** Begin SUPPLIED INFORMATION **
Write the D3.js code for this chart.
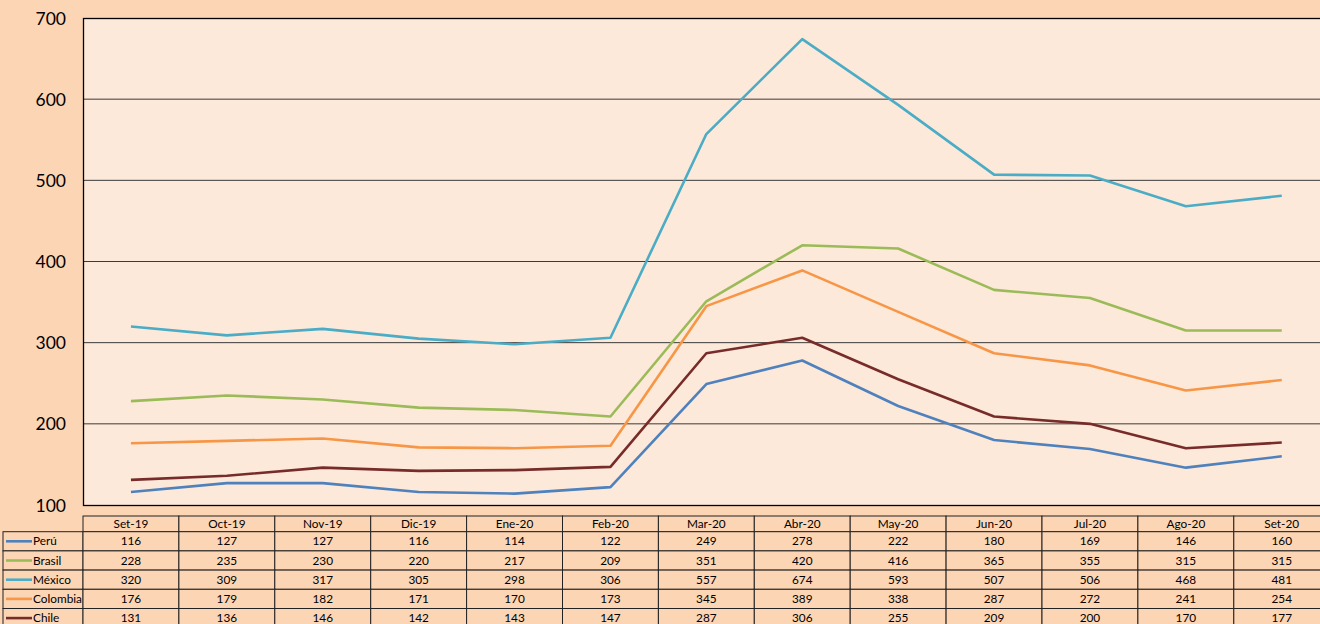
<!DOCTYPE html>
<html><head><meta charset="utf-8">
<script src="https://cdn.jsdelivr.net/npm/d3@7"></script>
<style>html,body{margin:0;padding:0;background:#FCD5B4;overflow:hidden}</style>
</head><body><svg id="c" width="1320" height="624"></svg>
<script>
const categories = ["Set-19","Oct-19","Nov-19","Dic-19","Ene-20","Feb-20","Mar-20","Abr-20","May-20","Jun-20","Jul-20","Ago-20","Set-20"];
const seriesNames = ["Perú","Brasil","México","Colombia","Chile"];
const peru     = [116,127,127,116,114,122,249,278,222,180,169,146,160];
const brasil   = [228,235,230,220,217,209,351,420,416,365,355,315,315];
const mexico   = [320,309,317,305,298,306,557,674,593,507,506,468,481];
const colombia = [176,179,182,171,170,173,345,389,338,287,272,241,254];
const chile    = [131,136,146,142,143,147,287,306,255,209,200,170,177];
const colors   = ["#4F81BD","#9BBB59","#4BACC6","#F79646","#772C2A"];
const yTicks   = [100,200,300,400,500,600,700];

const series = [peru,brasil,mexico,colombia,chile];
const svg = d3.select("#c");
const L = 83, T = 18, B = 505, colW = 95.9, R = L + colW*categories.length;
const FONT = "Lato, 'Open Sans', sans-serif";

const x = d3.scaleBand().domain(categories).range([L, R]);
const y = d3.scaleLinear().domain([100,700]).range([B, T]);

svg.append("rect").attr("width",1320).attr("height",624).attr("fill","#FCD5B4");
svg.append("rect").attr("x",L).attr("y",T).attr("width",R-L).attr("height",B-T).attr("fill","#FDE9D9");

// gridlines
svg.append("g").selectAll("line").data(yTicks.filter(d=>d>100 && d<700)).join("line")
  .attr("x1",L).attr("x2",R).attr("y1",d=>y(d)).attr("y2",d=>y(d))
  .attr("stroke","#3a3a3a").attr("stroke-width",1);

// plot border
svg.append("rect").attr("x",L+0.5).attr("y",T+0.5).attr("width",R-L).attr("height",B-T)
  .attr("fill","none").attr("stroke","#000").attr("stroke-width",1.3);

// y axis labels
const yAxis = d3.axisLeft(y).tickValues(yTicks).tickSize(0).tickPadding(17);
const ga = svg.append("g").attr("transform",`translate(${L},0)`).call(yAxis);
ga.select(".domain").remove();
ga.selectAll("text").attr("font-family",FONT).attr("font-size",17.5).attr("fill","#000").attr("dy","0.35em");

// lines
const line = d3.line().x((d,i)=>x(categories[i])+x.bandwidth()/2).y(d=>y(d));
svg.append("g").selectAll("path").data(series).join("path")
  .attr("d",d=>line(d)).attr("fill","none")
  .attr("stroke",(d,i)=>colors[i]).attr("stroke-width",2.6).attr("stroke-linejoin","round");

// data table
const hTop = 516, hH = 15.7, rH = 19.2, legL = 3;
const tbl = svg.append("g").attr("font-family",FONT).attr("font-size",11.8).attr("fill","#000");
// header
tbl.selectAll("rect.h").data(categories).join("rect").attr("class","h")
  .attr("x",d=>x(d)).attr("y",hTop).attr("width",x.bandwidth()).attr("height",hH)
  .attr("fill","#FCD5B4").attr("stroke","#222").attr("stroke-width",1);
tbl.selectAll("text.h").data(categories).join("text").attr("class","h")
  .attr("x",d=>x(d)+x.bandwidth()/2).attr("y",hTop+hH/2).attr("dy","0.35em")
  .attr("text-anchor","middle").text(d=>d);
// rows
seriesNames.forEach((name,si)=>{
  const ry = hTop+hH+si*rH;
  const g = tbl.append("g");
  g.append("rect").attr("x",legL).attr("y",ry).attr("width",L-legL).attr("height",rH)
    .attr("fill","#FCD5B4").attr("stroke","#222").attr("stroke-width",1);
  g.append("line").attr("x1",legL+3).attr("x2",legL+29).attr("y1",ry+rH/2).attr("y2",ry+rH/2)
    .attr("stroke",colors[si]).attr("stroke-width",2.6);
  g.append("text").attr("x",legL+30).attr("y",ry+rH/2).attr("dy","0.35em").text(name);
  g.selectAll("rect.v").data(series[si]).join("rect").attr("class","v")
    .attr("x",(d,i)=>x(categories[i])).attr("y",ry).attr("width",x.bandwidth()).attr("height",rH)
    .attr("fill","#FCD5B4").attr("stroke","#222").attr("stroke-width",1);
  g.selectAll("text.v").data(series[si]).join("text").attr("class","v")
    .attr("x",(d,i)=>x(categories[i])+x.bandwidth()/2).attr("y",ry+rH/2).attr("dy","0.35em")
    .attr("text-anchor","middle").text(d=>d);
});
</script></body></html>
** End SUPPLIED INFORMATION **
--- TASK GOAL ---
Transcribe the material as is, with images omitted.

--- SOLUTION TO THIS PROBLEM ---
Write the D3.js code for this chart.
<!DOCTYPE html>
<html><head><meta charset="utf-8">
<script src="https://cdn.jsdelivr.net/npm/d3@7"></script>
<style>html,body{margin:0;padding:0;background:#FCD5B4;overflow:hidden}</style>
</head><body><svg id="c" width="1320" height="624"></svg>
<script>
const categories = ["Set-19","Oct-19","Nov-19","Dic-19","Ene-20","Feb-20","Mar-20","Abr-20","May-20","Jun-20","Jul-20","Ago-20","Set-20"];
const seriesNames = ["Perú","Brasil","México","Colombia","Chile"];
const peru     = [116,127,127,116,114,122,249,278,222,180,169,146,160];
const brasil   = [228,235,230,220,217,209,351,420,416,365,355,315,315];
const mexico   = [320,309,317,305,298,306,557,674,593,507,506,468,481];
const colombia = [176,179,182,171,170,173,345,389,338,287,272,241,254];
const chile    = [131,136,146,142,143,147,287,306,255,209,200,170,177];
const colors   = ["#4F81BD","#9BBB59","#4BACC6","#F79646","#772C2A"];
const yTicks   = [100,200,300,400,500,600,700];

const series = [peru,brasil,mexico,colombia,chile];
const svg = d3.select("#c");
const L = 83, T = 18, B = 505, colW = 95.9, R = L + colW*categories.length;
const FONT = "Lato, 'Open Sans', sans-serif";

const x = d3.scaleBand().domain(categories).range([L, R]);
const y = d3.scaleLinear().domain([100,700]).range([B, T]);

svg.append("rect").attr("width",1320).attr("height",624).attr("fill","#FCD5B4");
svg.append("rect").attr("x",L).attr("y",T).attr("width",R-L).attr("height",B-T).attr("fill","#FDE9D9");

// gridlines
svg.append("g").selectAll("line").data(yTicks.filter(d=>d>100 && d<700)).join("line")
  .attr("x1",L).attr("x2",R).attr("y1",d=>y(d)).attr("y2",d=>y(d))
  .attr("stroke","#3a3a3a").attr("stroke-width",1);

// plot border
svg.append("rect").attr("x",L+0.5).attr("y",T+0.5).attr("width",R-L).attr("height",B-T)
  .attr("fill","none").attr("stroke","#000").attr("stroke-width",1.3);

// y axis labels
const yAxis = d3.axisLeft(y).tickValues(yTicks).tickSize(0).tickPadding(17);
const ga = svg.append("g").attr("transform",`translate(${L},0)`).call(yAxis);
ga.select(".domain").remove();
ga.selectAll("text").attr("font-family",FONT).attr("font-size",17.5).attr("fill","#000").attr("dy","0.35em");

// lines
const line = d3.line().x((d,i)=>x(categories[i])+x.bandwidth()/2).y(d=>y(d));
svg.append("g").selectAll("path").data(series).join("path")
  .attr("d",d=>line(d)).attr("fill","none")
  .attr("stroke",(d,i)=>colors[i]).attr("stroke-width",2.6).attr("stroke-linejoin","round");

// data table
const hTop = 516, hH = 15.7, rH = 19.2, legL = 3;
const tbl = svg.append("g").attr("font-family",FONT).attr("font-size",11.8).attr("fill","#000");
// header
tbl.selectAll("rect.h").data(categories).join("rect").attr("class","h")
  .attr("x",d=>x(d)).attr("y",hTop).attr("width",x.bandwidth()).attr("height",hH)
  .attr("fill","#FCD5B4").attr("stroke","#222").attr("stroke-width",1);
tbl.selectAll("text.h").data(categories).join("text").attr("class","h")
  .attr("x",d=>x(d)+x.bandwidth()/2).attr("y",hTop+hH/2).attr("dy","0.35em")
  .attr("text-anchor","middle").text(d=>d);
// rows
seriesNames.forEach((name,si)=>{
  const ry = hTop+hH+si*rH;
  const g = tbl.append("g");
  g.append("rect").attr("x",legL).attr("y",ry).attr("width",L-legL).attr("height",rH)
    .attr("fill","#FCD5B4").attr("stroke","#222").attr("stroke-width",1);
  g.append("line").attr("x1",legL+3).attr("x2",legL+29).attr("y1",ry+rH/2).attr("y2",ry+rH/2)
    .attr("stroke",colors[si]).attr("stroke-width",2.6);
  g.append("text").attr("x",legL+30).attr("y",ry+rH/2).attr("dy","0.35em").text(name);
  g.selectAll("rect.v").data(series[si]).join("rect").attr("class","v")
    .attr("x",(d,i)=>x(categories[i])).attr("y",ry).attr("width",x.bandwidth()).attr("height",rH)
    .attr("fill","#FCD5B4").attr("stroke","#222").attr("stroke-width",1);
  g.selectAll("text.v").data(series[si]).join("text").attr("class","v")
    .attr("x",(d,i)=>x(categories[i])+x.bandwidth()/2).attr("y",ry+rH/2).attr("dy","0.35em")
    .attr("text-anchor","middle").text(d=>d);
});
</script></body></html>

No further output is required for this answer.